The 2020/21 and 2024/25 programmes are unchanged at $45b and $25b respectively, the Treasury said.
Over the forecast period, the Government will borrow $105b from the bond market, down from $115b estimated at last year's update.
ANZ had expected the bond issuance to fall by $20b over the forecast period, and Westpac was looking at a $35b decline.
Westpac senior markets strategist Imre Speizer said the reduction was smaller than many had expected.
"The reason for all of this is that the Treasury's economic forecasts, we think, are too pessimistic," Speizer said.
The conservative economic outlook adopted by the Government would mean its operating balance would not improve by as much, which meant it would have less scope to reduce debt than it would have done otherwise, he said.
ANZ markets strategist David Croy said the meagre cut in the programme came as a big surprise.
"We had been expecting a $5b reduction to next year's bond programme, within a $20b overall reduction in cumulative issuance over the next four years," he said.

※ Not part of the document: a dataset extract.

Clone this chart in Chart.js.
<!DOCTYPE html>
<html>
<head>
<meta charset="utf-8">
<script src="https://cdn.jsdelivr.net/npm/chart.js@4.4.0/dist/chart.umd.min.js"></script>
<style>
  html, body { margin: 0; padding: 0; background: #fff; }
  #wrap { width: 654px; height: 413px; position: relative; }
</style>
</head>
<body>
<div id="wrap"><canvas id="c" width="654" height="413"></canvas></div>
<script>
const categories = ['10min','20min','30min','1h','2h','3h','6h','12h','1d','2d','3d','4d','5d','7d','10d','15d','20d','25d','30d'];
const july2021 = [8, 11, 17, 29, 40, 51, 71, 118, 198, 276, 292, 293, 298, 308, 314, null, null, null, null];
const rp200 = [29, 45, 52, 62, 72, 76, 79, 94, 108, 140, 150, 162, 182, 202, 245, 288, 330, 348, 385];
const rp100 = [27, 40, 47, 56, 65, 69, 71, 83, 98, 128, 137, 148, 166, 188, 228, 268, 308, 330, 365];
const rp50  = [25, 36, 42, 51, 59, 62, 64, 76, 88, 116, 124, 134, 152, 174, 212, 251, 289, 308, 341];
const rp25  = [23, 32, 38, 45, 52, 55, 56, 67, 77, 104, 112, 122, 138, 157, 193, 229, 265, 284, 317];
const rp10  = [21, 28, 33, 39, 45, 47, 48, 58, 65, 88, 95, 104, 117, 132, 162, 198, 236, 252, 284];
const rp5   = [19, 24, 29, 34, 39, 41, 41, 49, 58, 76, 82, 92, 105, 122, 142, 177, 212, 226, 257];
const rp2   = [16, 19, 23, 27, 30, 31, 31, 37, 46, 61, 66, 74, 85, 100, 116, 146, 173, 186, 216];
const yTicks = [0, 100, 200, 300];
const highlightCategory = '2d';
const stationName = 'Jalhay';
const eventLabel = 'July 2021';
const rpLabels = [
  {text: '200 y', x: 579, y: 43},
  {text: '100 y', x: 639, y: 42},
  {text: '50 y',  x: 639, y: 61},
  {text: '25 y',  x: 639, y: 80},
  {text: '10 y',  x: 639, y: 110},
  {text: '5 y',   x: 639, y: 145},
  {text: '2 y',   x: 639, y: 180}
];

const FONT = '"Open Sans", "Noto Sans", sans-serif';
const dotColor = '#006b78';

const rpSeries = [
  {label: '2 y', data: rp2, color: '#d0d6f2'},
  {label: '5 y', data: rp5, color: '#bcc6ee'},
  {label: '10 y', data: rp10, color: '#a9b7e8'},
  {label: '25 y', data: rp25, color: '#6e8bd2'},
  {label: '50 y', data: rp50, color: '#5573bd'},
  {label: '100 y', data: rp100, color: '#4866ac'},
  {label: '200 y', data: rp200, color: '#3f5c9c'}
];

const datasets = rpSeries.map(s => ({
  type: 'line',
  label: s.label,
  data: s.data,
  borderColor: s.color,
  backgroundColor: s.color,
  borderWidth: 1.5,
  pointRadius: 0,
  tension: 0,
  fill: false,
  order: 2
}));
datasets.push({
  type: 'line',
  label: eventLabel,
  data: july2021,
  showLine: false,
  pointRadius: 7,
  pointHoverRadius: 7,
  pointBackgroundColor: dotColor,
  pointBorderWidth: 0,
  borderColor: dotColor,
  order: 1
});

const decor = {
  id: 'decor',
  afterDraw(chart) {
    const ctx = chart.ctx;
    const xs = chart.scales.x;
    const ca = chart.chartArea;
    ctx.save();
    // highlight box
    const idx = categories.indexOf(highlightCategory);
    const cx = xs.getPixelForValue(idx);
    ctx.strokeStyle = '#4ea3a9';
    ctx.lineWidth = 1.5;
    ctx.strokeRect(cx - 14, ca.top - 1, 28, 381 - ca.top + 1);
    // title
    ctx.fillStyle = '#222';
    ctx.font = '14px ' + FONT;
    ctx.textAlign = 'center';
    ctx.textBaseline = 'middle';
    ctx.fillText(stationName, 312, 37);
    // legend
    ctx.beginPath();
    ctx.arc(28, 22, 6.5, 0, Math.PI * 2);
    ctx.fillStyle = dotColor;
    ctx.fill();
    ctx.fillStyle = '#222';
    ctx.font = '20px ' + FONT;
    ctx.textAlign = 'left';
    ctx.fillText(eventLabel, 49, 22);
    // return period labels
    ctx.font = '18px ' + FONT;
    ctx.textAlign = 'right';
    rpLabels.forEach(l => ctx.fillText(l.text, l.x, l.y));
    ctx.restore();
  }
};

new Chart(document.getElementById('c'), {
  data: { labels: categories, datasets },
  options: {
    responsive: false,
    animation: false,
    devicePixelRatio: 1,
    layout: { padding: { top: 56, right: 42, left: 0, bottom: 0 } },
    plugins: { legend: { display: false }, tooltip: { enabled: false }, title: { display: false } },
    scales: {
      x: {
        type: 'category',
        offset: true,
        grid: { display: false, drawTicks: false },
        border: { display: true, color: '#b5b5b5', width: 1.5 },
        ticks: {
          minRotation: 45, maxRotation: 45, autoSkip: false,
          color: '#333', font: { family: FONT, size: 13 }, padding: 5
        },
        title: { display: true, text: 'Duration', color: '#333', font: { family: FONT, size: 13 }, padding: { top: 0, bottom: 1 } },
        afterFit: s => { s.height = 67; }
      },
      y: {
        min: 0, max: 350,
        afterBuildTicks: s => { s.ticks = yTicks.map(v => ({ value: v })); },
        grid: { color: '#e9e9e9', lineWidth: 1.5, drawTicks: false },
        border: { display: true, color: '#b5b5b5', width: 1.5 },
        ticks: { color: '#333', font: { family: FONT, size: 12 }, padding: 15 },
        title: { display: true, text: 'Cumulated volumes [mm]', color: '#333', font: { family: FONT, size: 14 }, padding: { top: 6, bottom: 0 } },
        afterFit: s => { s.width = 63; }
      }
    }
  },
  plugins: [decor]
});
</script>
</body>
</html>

"But next year's programme has been left unchanged at $30b and the cumulative reduction over the next four years was half that at just $10b," Croy said.

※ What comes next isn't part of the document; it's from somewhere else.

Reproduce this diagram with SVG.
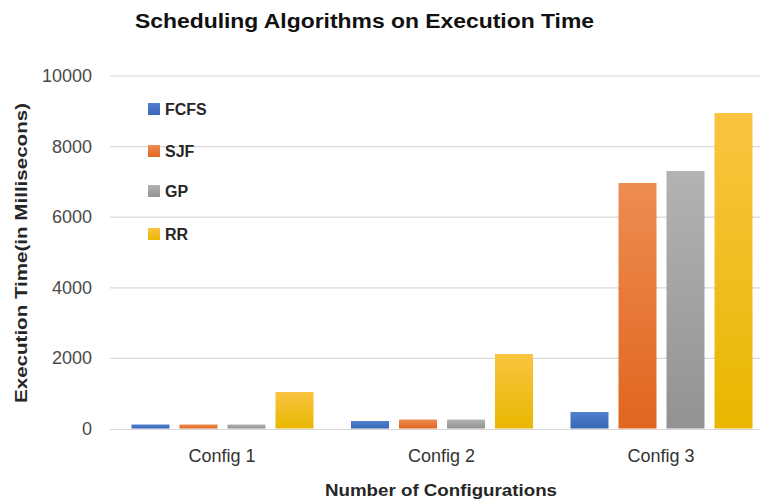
<svg xmlns="http://www.w3.org/2000/svg" width="764" height="503" viewBox="0 0 764 503">
  <style>
    text { font-family: "Liberation Sans", Arial, sans-serif; fill: #404040; }
    .title { font-size: 20px; font-weight: bold; fill: #111111; }
    .tick { font-size: 18px; text-anchor: end; fill: #4a4a4a; }
    .cat { font-size: 18px; text-anchor: middle; fill: #333333; }
    .axis-title { font-size: 17px; font-weight: bold; fill: #262626; }
    .legend { font-size: 16px; font-weight: bold; fill: #262626; }
    .grid { stroke: #D9D9D9; stroke-width: 1.2; }
  </style>
  <defs>
    <linearGradient id="gFCFS" x1="0" y1="0" x2="0" y2="1">
      <stop offset="0" stop-color="#5080CF"/>
      <stop offset="1" stop-color="#3A66B5"/>
    </linearGradient>
    <linearGradient id="gSJF" x1="0" y1="0" x2="0" y2="1">
      <stop offset="0" stop-color="#EE8C52"/>
      <stop offset="1" stop-color="#E0661E"/>
    </linearGradient>
    <linearGradient id="gGP" x1="0" y1="0" x2="0" y2="1">
      <stop offset="0" stop-color="#B3B3B3"/>
      <stop offset="1" stop-color="#929292"/>
    </linearGradient>
    <linearGradient id="gRR" x1="0" y1="0" x2="0" y2="1">
      <stop offset="0" stop-color="#FAC441"/>
      <stop offset="1" stop-color="#E9B700"/>
    </linearGradient>
  </defs>

  <rect width="764" height="503" fill="#FFFFFF"/>

  <!-- chart title -->
  <text id="title" class="title" x="364.5" y="28" text-anchor="middle" textLength="459" lengthAdjust="spacingAndGlyphs">Scheduling Algorithms on Execution Time</text>

  <!-- value axis: gridlines and tick labels -->
  <g id="value-axis">
    <line class="grid" x1="110" y1="76" x2="760" y2="76"/>
    <line class="grid" x1="110" y1="146.6" x2="760" y2="146.6"/>
    <line class="grid" x1="110" y1="217.2" x2="760" y2="217.2"/>
    <line class="grid" x1="110" y1="287.8" x2="760" y2="287.8"/>
    <line class="grid" x1="110" y1="358.4" x2="760" y2="358.4"/>
    <line class="grid" x1="110" y1="429.5" x2="760" y2="429.5"/>
    <text class="tick" x="92" y="82">10000</text>
    <text class="tick" x="92" y="153">8000</text>
    <text class="tick" x="92" y="223">6000</text>
    <text class="tick" x="92" y="294">4000</text>
    <text class="tick" x="92" y="364">2000</text>
    <text class="tick" x="92" y="435">0</text>
    <text class="axis-title" transform="translate(27 253) rotate(-90)" text-anchor="middle" textLength="300" lengthAdjust="spacingAndGlyphs">Execution Time(in Millisecons)</text>
  </g>

  <!-- bars, one group per series -->
  <g id="series-FCFS" fill="url(#gFCFS)">
    <rect x="131.5" y="424.5" width="38" height="4"/>
    <rect x="351" y="421" width="38" height="7.5"/>
    <rect x="570.5" y="412" width="38" height="16.5"/>
  </g>
  <g id="series-SJF" fill="url(#gSJF)">
    <rect x="179.5" y="424.5" width="38" height="4"/>
    <rect x="399" y="419.5" width="38" height="9"/>
    <rect x="618.5" y="183" width="38" height="245.5"/>
  </g>
  <g id="series-GP" fill="url(#gGP)">
    <rect x="227.5" y="424.5" width="38" height="4"/>
    <rect x="447" y="419.5" width="38" height="9"/>
    <rect x="666.5" y="171" width="38" height="257.5"/>
  </g>
  <g id="series-RR" fill="url(#gRR)">
    <rect x="275.5" y="392" width="38" height="36.5"/>
    <rect x="495" y="354" width="38" height="74.5"/>
    <rect x="714.5" y="113" width="38" height="315.5"/>
  </g>

  <!-- category axis -->
  <g id="category-axis">
    <text class="cat" x="222" y="462">Config 1</text>
    <text class="cat" x="441.5" y="462">Config 2</text>
    <text class="cat" x="661" y="462">Config 3</text>
    <text class="axis-title" x="441" y="496" text-anchor="middle" textLength="232" lengthAdjust="spacingAndGlyphs">Number of Configurations</text>
  </g>

  <!-- legend -->
  <g id="legend">
    <rect x="148" y="103" width="12" height="12" fill="url(#gFCFS)"/>
    <text class="legend" x="165" y="115">FCFS</text>
    <rect x="148" y="145" width="12" height="12" fill="url(#gSJF)"/>
    <text class="legend" x="165" y="157">SJF</text>
    <rect x="148" y="185" width="12" height="12" fill="url(#gGP)"/>
    <text class="legend" x="165" y="197">GP</text>
    <rect x="148" y="228" width="12" height="12" fill="url(#gRR)"/>
    <text class="legend" x="165" y="240">RR</text>
  </g>
</svg>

After the Budget's delivery at 2 pm, the New Zealand dollar was unchanged at about US71.68c while bond yields edged up by one or two basis points.
In the Budget, the Treasury said GDP was expected to rise from 2.9 per cent this year, to 4.4 per cent in 2023 and an extra 221,000 extra people are expected to be in employment over the next four years with unemployment expected to drop to 4.2 per cent by 2025.
The Treasury is, however, still expecting the Government to produce a deficit for each of the next six years, and then a minor surplus in 2027.
Budget documents said net core debt would peak at 48 per cent of GDP in the 2023 financial year, down from 52.6 per cent forecast in December.
Ratings agency S&P Global Ratings said the budget confirmed that New Zealand is recovering quicker than most advanced economies.
"This is consistent with our expectations that the economic and fiscal shock will be temporary, though debt levels will remain elevated for some time," S&P said.
"Given the pace of recovery, we believe the Government's credit metrics can withstand further negative shocks to the economy and its fiscal position at the current rating level," the agency said.
S&P increased New Zealand's long-term foreign currency rating to "AA+" from "AA" in February.
"While the Government is targeting additional spending on housing affordability, climate change, and welfare, we believe the general government deficit will narrow over the next few years," S&P said.